What needs to be done. Begin at the line containing "Rebuild this chart" in the entries below and end at the line containing "ep_left = [0, 0, 2, 2, 12, 14, 13, 7, 7]"; transcribe that range exactly and nothing outside it.

** Begin Dataset extract **

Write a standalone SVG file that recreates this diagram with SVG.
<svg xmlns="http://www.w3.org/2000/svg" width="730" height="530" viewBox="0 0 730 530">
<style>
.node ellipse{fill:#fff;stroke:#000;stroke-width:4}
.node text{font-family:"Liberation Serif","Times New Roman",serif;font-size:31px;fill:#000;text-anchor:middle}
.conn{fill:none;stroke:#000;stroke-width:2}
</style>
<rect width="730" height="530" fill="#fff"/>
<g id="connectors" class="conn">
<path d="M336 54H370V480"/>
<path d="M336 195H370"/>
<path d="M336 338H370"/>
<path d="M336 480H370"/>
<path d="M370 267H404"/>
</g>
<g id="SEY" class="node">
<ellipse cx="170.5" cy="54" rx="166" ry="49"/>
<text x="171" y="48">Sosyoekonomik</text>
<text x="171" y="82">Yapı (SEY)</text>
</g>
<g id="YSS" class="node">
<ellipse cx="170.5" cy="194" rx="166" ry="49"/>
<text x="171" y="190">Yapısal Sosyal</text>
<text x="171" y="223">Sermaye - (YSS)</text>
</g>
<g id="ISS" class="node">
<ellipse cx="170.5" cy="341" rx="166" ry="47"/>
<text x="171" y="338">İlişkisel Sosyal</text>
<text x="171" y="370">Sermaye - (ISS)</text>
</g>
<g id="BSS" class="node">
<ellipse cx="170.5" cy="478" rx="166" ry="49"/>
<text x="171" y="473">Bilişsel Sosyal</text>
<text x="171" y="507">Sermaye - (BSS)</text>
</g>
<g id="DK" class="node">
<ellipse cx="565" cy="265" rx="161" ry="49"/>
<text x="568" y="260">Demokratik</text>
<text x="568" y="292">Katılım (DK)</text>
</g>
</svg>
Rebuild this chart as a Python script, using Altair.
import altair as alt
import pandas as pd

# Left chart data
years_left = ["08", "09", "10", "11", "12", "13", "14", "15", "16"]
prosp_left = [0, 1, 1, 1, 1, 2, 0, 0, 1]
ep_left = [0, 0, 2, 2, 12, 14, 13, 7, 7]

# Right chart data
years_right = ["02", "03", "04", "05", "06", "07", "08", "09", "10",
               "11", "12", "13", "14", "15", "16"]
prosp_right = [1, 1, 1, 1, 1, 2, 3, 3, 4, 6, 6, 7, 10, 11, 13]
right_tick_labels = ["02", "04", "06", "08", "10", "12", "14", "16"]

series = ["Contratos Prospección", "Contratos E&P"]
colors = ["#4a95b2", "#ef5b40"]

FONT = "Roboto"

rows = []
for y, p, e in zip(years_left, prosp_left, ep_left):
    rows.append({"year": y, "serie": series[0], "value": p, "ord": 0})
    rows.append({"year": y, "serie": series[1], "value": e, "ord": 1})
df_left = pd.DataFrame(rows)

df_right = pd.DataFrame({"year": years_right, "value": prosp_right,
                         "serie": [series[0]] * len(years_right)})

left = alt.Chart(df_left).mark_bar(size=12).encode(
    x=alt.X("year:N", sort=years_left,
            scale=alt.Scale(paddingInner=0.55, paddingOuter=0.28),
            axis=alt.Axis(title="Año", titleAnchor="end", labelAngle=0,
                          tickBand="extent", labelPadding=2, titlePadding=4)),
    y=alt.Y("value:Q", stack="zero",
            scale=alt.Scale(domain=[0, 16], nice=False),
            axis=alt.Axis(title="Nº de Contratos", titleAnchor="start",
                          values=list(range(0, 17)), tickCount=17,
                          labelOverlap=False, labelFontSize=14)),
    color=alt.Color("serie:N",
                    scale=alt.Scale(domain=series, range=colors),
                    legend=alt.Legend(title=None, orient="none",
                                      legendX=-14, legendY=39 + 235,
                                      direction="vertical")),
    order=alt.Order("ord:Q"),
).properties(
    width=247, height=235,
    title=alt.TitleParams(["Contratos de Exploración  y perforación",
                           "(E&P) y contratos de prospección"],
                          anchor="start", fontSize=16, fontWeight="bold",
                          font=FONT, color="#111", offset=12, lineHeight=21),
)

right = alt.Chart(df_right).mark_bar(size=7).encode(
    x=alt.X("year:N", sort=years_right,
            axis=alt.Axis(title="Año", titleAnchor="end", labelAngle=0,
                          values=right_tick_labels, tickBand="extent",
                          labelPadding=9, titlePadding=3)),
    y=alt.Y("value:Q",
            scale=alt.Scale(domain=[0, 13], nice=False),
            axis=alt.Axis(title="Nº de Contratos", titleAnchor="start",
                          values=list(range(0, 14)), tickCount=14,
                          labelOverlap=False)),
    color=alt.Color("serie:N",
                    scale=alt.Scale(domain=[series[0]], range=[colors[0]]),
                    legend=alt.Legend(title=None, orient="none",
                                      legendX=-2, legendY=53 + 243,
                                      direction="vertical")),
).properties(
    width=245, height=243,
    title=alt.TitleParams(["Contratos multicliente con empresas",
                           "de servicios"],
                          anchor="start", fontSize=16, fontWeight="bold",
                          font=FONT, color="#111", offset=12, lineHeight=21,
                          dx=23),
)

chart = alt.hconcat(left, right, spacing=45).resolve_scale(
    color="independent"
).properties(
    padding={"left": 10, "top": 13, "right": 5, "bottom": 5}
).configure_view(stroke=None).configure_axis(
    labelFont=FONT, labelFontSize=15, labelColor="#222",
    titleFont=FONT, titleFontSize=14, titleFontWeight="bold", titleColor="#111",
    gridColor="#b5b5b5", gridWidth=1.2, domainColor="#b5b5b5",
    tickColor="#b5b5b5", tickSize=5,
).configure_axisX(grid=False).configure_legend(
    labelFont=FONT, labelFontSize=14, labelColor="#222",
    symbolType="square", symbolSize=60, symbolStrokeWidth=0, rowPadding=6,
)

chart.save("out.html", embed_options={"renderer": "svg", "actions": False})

** End Dataset extract **
** Begin Dataset extract **

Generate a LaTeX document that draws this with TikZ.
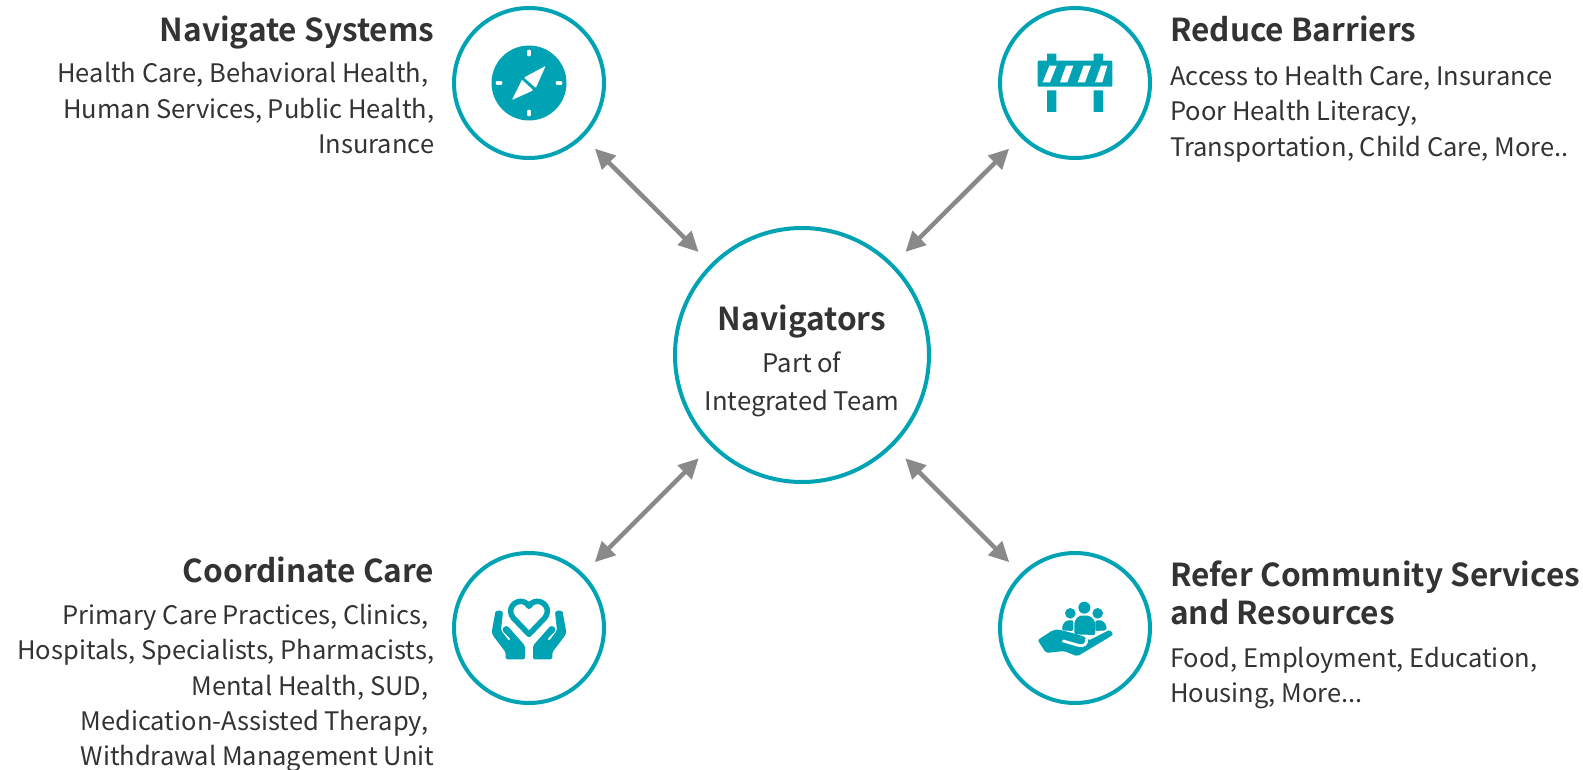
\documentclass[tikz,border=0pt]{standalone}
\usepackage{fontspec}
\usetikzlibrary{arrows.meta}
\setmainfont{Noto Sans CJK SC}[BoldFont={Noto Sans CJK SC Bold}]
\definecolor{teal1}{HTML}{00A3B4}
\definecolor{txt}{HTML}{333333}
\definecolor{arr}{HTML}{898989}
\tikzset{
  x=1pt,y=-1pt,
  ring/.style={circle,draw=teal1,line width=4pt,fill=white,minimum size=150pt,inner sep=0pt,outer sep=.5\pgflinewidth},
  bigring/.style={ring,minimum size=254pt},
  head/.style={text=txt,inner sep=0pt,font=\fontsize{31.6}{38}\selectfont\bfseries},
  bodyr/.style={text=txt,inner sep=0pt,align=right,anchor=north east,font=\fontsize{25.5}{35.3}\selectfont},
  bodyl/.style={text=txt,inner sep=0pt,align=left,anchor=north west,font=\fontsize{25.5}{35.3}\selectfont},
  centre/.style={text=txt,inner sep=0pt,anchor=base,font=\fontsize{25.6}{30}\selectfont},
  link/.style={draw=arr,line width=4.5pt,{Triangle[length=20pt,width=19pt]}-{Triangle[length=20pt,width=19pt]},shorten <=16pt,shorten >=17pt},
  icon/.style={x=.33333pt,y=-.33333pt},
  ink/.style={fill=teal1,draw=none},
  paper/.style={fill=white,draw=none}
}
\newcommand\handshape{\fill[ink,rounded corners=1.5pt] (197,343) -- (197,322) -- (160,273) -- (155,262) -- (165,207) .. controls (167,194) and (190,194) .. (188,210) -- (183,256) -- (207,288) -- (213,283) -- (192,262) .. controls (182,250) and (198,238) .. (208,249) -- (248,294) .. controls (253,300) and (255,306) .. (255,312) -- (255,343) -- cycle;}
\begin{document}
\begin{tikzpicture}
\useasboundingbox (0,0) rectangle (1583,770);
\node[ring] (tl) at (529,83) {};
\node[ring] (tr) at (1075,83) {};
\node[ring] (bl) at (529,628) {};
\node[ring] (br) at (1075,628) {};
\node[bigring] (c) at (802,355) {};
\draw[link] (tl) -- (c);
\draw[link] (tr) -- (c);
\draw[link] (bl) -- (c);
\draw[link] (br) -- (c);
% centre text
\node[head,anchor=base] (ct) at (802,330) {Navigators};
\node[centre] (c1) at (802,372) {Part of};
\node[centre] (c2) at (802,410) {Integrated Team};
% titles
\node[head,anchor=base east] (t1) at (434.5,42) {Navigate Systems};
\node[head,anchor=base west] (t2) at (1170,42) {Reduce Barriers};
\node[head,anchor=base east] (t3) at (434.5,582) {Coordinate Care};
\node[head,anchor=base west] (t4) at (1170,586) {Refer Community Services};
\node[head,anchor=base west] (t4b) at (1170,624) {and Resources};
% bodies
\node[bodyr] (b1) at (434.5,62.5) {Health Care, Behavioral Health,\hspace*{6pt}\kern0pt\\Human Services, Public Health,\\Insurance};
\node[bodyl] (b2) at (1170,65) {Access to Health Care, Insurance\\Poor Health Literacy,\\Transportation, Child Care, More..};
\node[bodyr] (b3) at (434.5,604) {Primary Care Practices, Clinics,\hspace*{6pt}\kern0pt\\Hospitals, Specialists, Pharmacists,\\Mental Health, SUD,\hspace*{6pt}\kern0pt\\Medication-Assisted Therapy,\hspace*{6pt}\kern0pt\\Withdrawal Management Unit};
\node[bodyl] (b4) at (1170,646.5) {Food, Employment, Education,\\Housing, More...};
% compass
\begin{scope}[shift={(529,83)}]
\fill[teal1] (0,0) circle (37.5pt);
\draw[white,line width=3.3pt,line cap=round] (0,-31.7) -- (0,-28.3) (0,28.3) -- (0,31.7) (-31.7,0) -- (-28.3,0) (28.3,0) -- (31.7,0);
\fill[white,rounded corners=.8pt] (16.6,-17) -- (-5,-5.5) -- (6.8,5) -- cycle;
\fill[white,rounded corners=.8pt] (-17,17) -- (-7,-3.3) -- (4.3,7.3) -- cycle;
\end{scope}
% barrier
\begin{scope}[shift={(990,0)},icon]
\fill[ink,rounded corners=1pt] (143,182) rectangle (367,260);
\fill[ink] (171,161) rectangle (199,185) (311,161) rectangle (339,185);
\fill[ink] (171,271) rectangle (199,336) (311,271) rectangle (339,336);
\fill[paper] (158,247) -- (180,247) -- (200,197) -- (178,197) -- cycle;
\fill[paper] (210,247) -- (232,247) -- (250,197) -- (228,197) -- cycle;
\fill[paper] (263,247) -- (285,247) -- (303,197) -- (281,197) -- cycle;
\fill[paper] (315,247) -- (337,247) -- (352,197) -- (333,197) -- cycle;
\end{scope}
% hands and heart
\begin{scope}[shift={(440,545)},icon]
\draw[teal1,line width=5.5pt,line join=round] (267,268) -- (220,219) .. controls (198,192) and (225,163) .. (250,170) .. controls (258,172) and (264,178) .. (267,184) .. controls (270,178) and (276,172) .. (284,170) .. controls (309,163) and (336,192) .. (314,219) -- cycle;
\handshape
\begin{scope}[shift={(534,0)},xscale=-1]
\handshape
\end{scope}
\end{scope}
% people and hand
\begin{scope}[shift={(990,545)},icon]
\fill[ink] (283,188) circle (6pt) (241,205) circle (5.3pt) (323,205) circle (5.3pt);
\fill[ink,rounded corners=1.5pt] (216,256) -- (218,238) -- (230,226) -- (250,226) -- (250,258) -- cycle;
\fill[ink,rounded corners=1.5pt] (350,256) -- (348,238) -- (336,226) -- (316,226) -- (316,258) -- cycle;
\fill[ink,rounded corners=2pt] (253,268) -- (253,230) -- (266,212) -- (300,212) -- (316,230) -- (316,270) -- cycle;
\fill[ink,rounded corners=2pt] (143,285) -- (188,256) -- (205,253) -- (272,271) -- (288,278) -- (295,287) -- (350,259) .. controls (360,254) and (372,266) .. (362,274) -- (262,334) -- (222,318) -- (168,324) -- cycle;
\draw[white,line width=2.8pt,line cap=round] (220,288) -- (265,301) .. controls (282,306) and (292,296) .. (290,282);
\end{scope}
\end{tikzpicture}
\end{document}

** End Dataset extract **

Exercise result.
Rebuild this chart as a Python script, using Altair.
import altair as alt
import pandas as pd

# Left chart data
years_left = ["08", "09", "10", "11", "12", "13", "14", "15", "16"]
prosp_left = [0, 1, 1, 1, 1, 2, 0, 0, 1]
ep_left = [0, 0, 2, 2, 12, 14, 13, 7, 7]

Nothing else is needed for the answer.